• **DATA PROVIDED**:

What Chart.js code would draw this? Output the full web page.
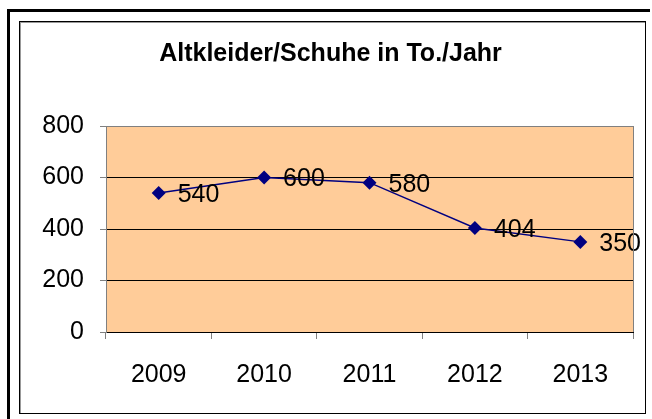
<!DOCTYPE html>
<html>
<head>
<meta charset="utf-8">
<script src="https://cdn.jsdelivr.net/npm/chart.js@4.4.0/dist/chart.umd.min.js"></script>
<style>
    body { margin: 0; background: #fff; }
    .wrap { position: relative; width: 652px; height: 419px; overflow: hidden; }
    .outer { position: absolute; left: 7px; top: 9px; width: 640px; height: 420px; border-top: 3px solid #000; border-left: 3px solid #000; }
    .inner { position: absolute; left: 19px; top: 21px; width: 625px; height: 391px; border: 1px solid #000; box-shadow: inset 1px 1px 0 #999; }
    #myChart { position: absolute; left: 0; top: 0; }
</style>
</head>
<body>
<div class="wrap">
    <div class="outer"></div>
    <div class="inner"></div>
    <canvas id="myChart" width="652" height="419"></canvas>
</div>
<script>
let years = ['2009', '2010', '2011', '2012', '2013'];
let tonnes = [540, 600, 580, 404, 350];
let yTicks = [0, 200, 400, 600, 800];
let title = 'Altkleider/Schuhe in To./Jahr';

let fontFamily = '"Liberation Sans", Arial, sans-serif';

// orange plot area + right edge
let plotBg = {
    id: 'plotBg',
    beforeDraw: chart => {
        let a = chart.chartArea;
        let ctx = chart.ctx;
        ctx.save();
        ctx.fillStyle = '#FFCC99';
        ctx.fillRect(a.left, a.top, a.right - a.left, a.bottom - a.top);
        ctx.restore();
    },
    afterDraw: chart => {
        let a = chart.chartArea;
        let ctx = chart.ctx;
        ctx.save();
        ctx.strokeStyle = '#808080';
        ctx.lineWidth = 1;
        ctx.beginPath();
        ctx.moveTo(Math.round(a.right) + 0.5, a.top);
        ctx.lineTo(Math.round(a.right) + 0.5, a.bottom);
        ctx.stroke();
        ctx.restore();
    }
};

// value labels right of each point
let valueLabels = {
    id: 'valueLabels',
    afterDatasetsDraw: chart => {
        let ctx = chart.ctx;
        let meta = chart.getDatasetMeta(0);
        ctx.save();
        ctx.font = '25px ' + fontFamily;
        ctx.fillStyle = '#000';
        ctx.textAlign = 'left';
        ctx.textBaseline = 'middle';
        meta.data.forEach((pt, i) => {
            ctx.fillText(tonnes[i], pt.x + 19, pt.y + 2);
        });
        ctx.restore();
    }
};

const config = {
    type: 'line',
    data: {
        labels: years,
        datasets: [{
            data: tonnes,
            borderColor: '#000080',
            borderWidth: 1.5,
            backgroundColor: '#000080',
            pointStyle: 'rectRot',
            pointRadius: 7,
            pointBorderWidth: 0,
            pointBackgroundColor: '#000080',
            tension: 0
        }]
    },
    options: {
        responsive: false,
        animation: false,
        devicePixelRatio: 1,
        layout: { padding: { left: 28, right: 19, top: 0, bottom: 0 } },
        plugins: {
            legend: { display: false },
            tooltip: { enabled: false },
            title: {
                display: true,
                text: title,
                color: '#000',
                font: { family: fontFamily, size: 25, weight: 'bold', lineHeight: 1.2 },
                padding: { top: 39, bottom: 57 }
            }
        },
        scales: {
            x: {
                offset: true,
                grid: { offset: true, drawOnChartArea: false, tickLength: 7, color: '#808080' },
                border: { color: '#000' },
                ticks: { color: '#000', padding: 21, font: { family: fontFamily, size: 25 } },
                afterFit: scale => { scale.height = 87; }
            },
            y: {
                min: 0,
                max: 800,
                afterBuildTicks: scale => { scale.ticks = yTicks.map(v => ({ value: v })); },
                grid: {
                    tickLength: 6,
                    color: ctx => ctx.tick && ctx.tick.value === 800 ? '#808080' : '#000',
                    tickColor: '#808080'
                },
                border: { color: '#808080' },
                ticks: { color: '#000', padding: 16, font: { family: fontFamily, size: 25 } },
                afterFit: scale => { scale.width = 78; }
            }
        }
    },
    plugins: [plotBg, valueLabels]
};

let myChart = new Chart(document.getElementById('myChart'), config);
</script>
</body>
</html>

...

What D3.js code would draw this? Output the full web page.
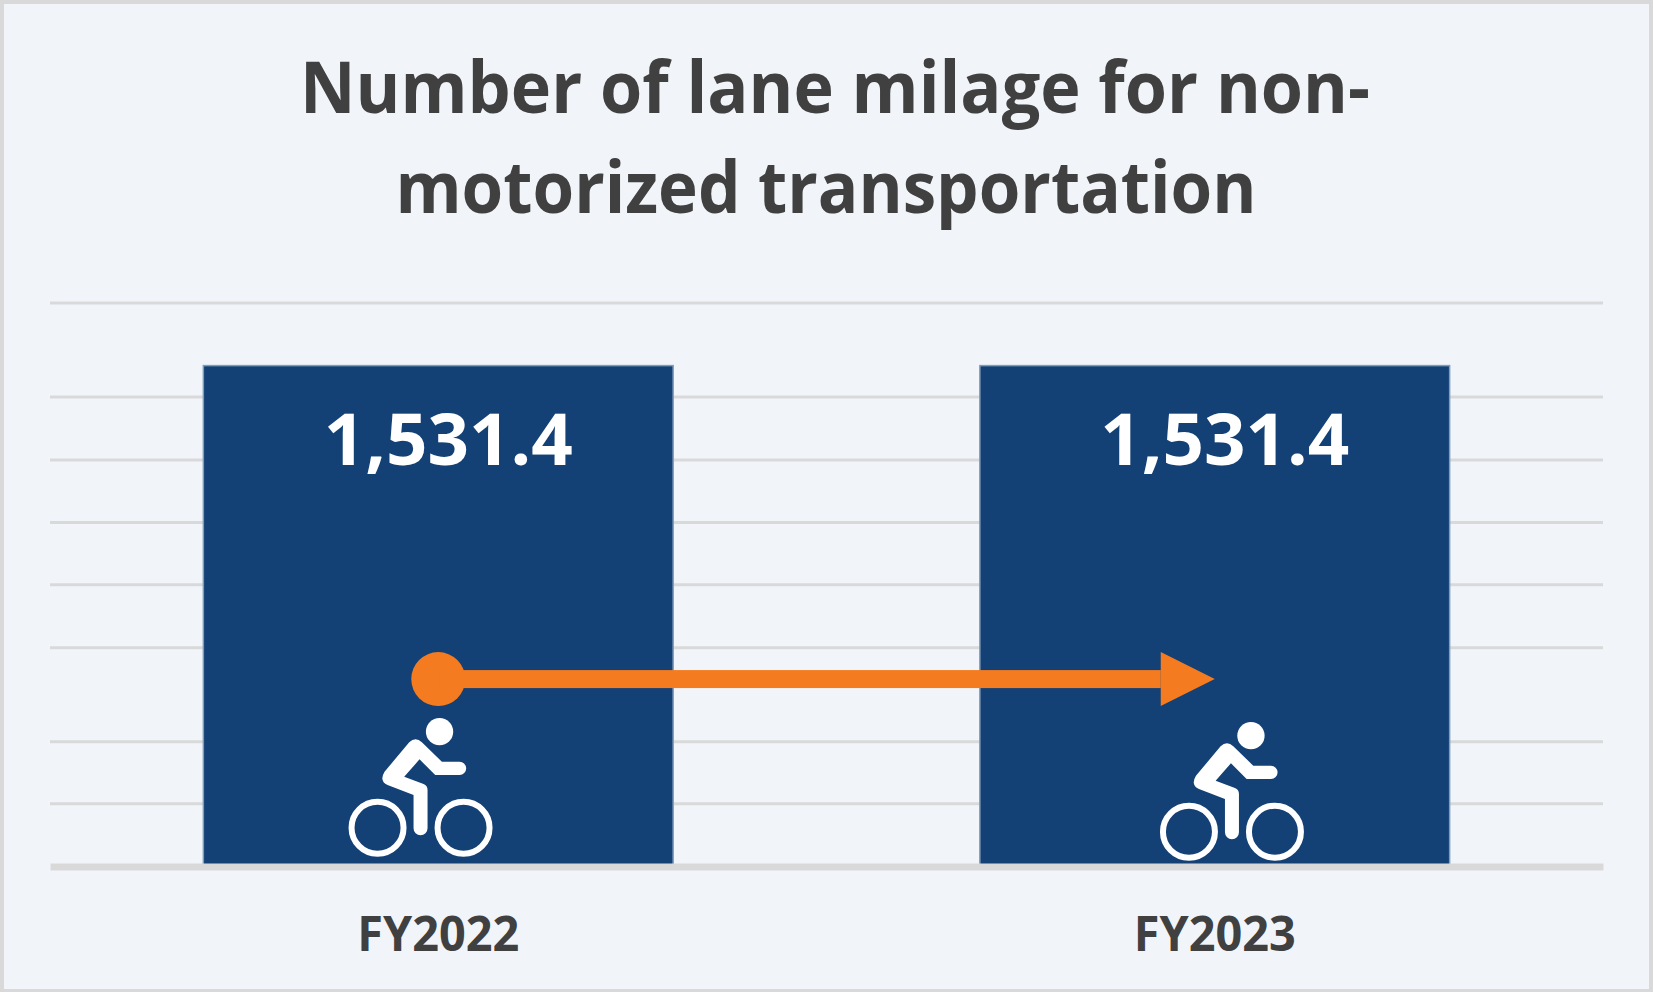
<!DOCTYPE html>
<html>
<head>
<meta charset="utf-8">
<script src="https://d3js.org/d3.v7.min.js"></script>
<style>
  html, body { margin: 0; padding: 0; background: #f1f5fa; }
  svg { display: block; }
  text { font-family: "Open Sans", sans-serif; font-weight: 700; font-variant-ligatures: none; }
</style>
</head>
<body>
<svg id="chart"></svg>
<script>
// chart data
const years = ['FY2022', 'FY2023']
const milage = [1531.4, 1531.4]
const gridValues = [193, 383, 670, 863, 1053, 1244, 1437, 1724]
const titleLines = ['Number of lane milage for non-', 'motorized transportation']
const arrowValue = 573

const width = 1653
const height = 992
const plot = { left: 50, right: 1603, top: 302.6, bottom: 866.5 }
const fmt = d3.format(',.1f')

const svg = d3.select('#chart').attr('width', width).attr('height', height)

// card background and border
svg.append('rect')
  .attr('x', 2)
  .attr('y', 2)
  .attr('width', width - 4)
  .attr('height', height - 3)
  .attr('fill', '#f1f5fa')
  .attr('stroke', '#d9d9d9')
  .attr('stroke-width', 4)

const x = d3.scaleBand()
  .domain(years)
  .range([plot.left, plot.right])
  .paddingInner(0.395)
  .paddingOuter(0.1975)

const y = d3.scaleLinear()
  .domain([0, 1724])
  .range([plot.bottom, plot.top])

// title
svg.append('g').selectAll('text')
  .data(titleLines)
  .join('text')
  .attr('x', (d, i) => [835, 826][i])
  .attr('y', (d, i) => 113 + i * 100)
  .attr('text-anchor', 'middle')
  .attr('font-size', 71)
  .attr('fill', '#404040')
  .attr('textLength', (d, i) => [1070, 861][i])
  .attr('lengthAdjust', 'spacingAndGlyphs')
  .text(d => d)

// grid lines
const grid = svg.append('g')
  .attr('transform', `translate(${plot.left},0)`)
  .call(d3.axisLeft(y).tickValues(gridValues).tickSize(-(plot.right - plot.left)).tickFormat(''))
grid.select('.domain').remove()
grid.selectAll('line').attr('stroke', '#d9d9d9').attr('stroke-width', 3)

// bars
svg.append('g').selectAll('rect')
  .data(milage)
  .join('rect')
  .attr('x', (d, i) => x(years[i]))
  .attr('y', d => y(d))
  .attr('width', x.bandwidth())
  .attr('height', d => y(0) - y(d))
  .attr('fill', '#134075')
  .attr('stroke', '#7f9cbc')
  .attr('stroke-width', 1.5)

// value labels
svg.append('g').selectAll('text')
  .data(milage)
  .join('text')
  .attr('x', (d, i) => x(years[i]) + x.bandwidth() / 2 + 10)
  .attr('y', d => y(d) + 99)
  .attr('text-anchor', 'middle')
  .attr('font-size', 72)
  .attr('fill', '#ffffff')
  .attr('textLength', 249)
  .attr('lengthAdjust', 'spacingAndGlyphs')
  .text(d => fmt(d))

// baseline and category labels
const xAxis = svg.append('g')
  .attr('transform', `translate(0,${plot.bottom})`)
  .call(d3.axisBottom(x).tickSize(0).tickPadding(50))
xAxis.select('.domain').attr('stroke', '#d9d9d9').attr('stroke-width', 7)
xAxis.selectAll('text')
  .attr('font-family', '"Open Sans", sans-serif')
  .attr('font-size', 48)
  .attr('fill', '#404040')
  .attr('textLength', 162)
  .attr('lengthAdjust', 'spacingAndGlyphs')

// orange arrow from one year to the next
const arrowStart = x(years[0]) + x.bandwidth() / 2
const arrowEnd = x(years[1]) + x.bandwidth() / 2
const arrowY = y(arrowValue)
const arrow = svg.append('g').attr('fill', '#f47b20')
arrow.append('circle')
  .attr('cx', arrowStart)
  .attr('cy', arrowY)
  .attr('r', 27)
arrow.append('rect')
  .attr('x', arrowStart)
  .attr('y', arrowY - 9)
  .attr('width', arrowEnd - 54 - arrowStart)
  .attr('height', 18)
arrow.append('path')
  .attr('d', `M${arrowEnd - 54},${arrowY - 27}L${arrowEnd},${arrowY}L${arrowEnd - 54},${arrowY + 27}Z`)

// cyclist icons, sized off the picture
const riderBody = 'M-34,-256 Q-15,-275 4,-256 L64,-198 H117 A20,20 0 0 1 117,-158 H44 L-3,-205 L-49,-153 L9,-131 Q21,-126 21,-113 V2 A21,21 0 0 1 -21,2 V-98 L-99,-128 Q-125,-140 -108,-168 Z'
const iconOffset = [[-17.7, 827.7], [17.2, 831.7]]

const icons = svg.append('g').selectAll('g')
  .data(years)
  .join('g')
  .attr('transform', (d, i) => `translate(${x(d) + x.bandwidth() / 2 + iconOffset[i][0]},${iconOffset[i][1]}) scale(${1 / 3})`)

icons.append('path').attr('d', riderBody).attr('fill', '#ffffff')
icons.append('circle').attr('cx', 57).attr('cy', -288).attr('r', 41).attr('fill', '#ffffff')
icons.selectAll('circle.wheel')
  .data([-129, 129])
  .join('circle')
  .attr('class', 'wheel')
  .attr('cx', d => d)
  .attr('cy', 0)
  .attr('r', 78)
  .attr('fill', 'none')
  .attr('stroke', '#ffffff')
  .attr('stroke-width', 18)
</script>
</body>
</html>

• **REQUIRED TASK**:
Go through the entries above and copy every line containing "Output".

• **EXERCISE RESPONSE**:
What Chart.js code would draw this? Output the full web page.
What D3.js code would draw this? Output the full web page.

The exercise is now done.